Yeah, tell that to every NBC Thursday night comedy lineup for the last ten years.
And what does TV give us instead? Smart white folk in cities, or redneck white folk in the country. Or, occasionally, twee smart white folk in rural settings. (This may be one of the reasons I like My Name is Earl so much -- the make-up of that town is the closest I've seen to what, from my travels as a stand-up showed me, would be the actual make-up if that town.) I'm not carrying a banner for color-blind casting or writing for politic's sake; I'd like to see more of it because what we have now is just shitty writing.
So where do we land? Every screenwriter has a cardinal rule for their work: be true, have a moral, etc. etc. Not that I ever put an enormous amount of thought into it, but my North Star is be interesting. You can have the most wonderful, sincere story in the world, but if nobody's turning pages, you haven't done your job. Conflicts should be interesting, people should do interesting things, and the world should be interesting -- which sometimes means making sure it's specifically reflective of the real world in cultural make-up, and sometimes even means making an odd choice, not for PC reasons but because it helps the script-world stay vibrant -- stay real. Because the most interesting choice is the real world.

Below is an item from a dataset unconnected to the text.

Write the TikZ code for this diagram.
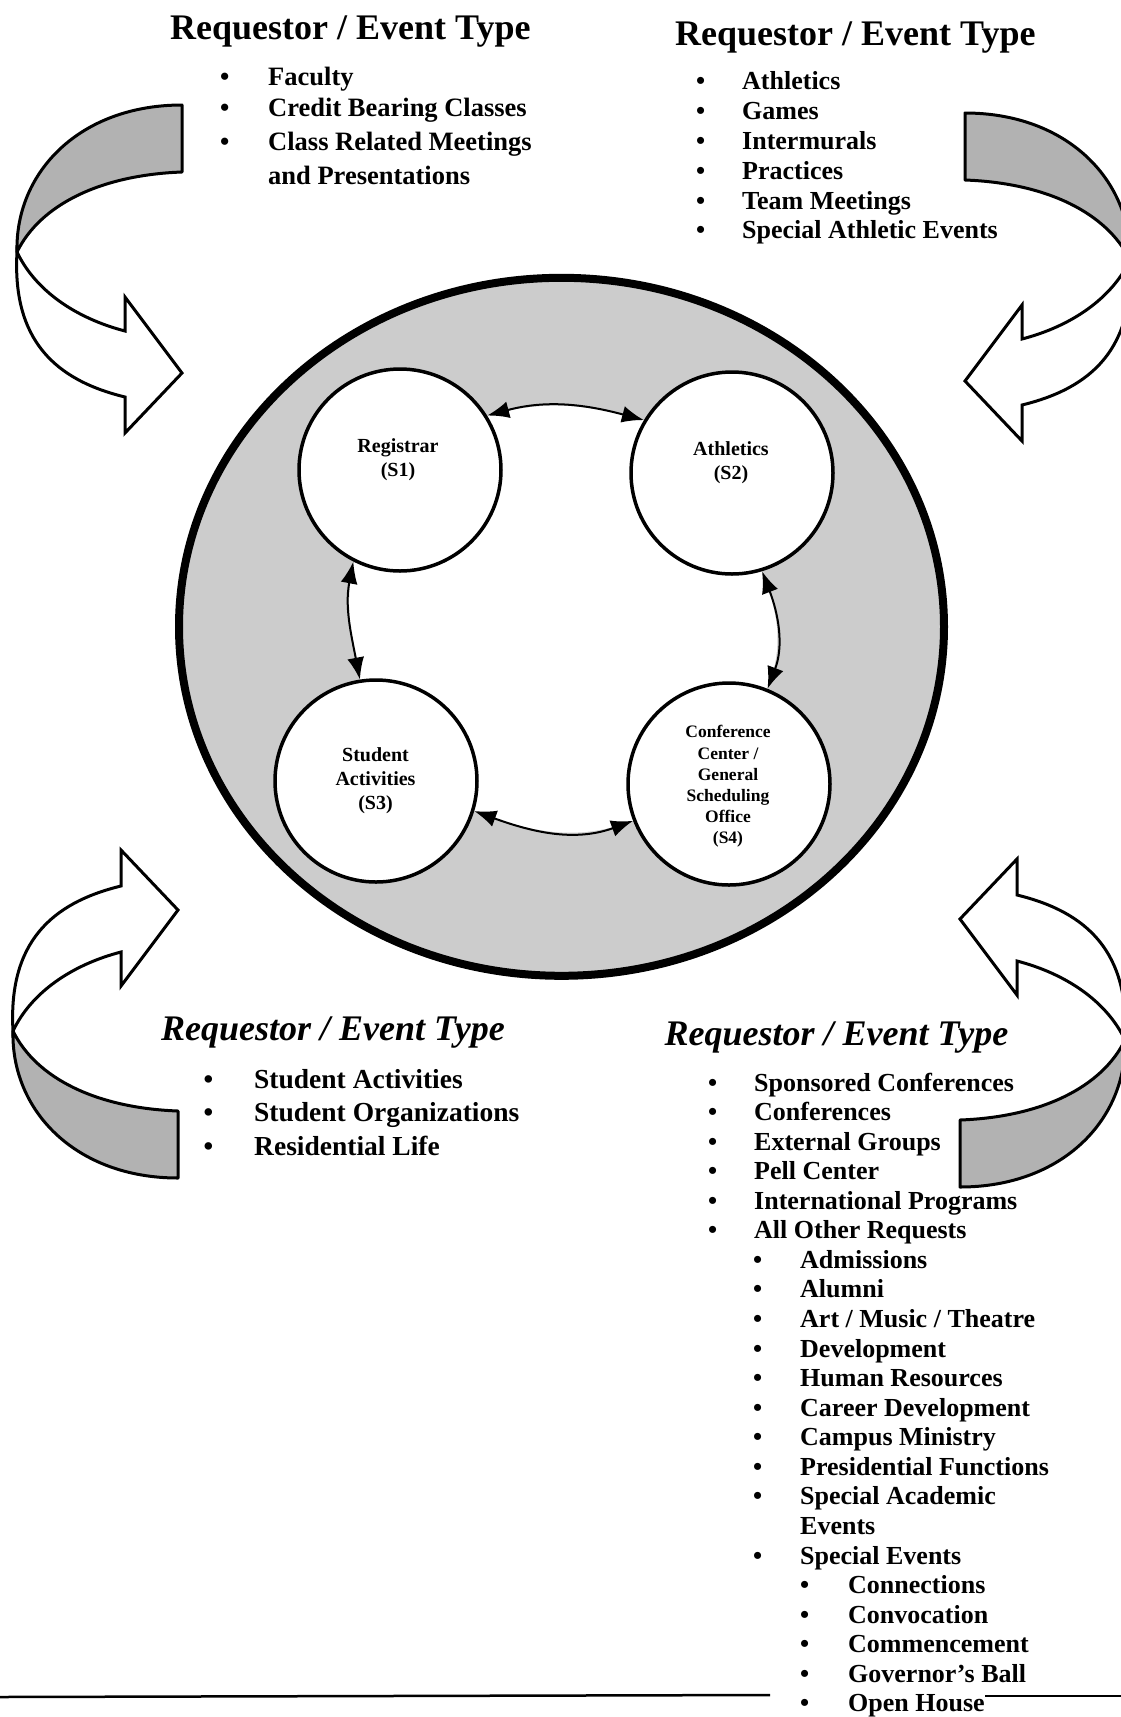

The one thing I love about this world is that it is weird, it is wonderful, and the unexpected happens every day, enacted by a cast you never could have consciously dreamed up. We should be so lucky as screenwriters to barely touch the divine manic diversity of the playground around us. To pander to it is wrong, but so is to deny it. Just try to listen to it, and live in it, and bring that to the page. You can't go wrong with honesty.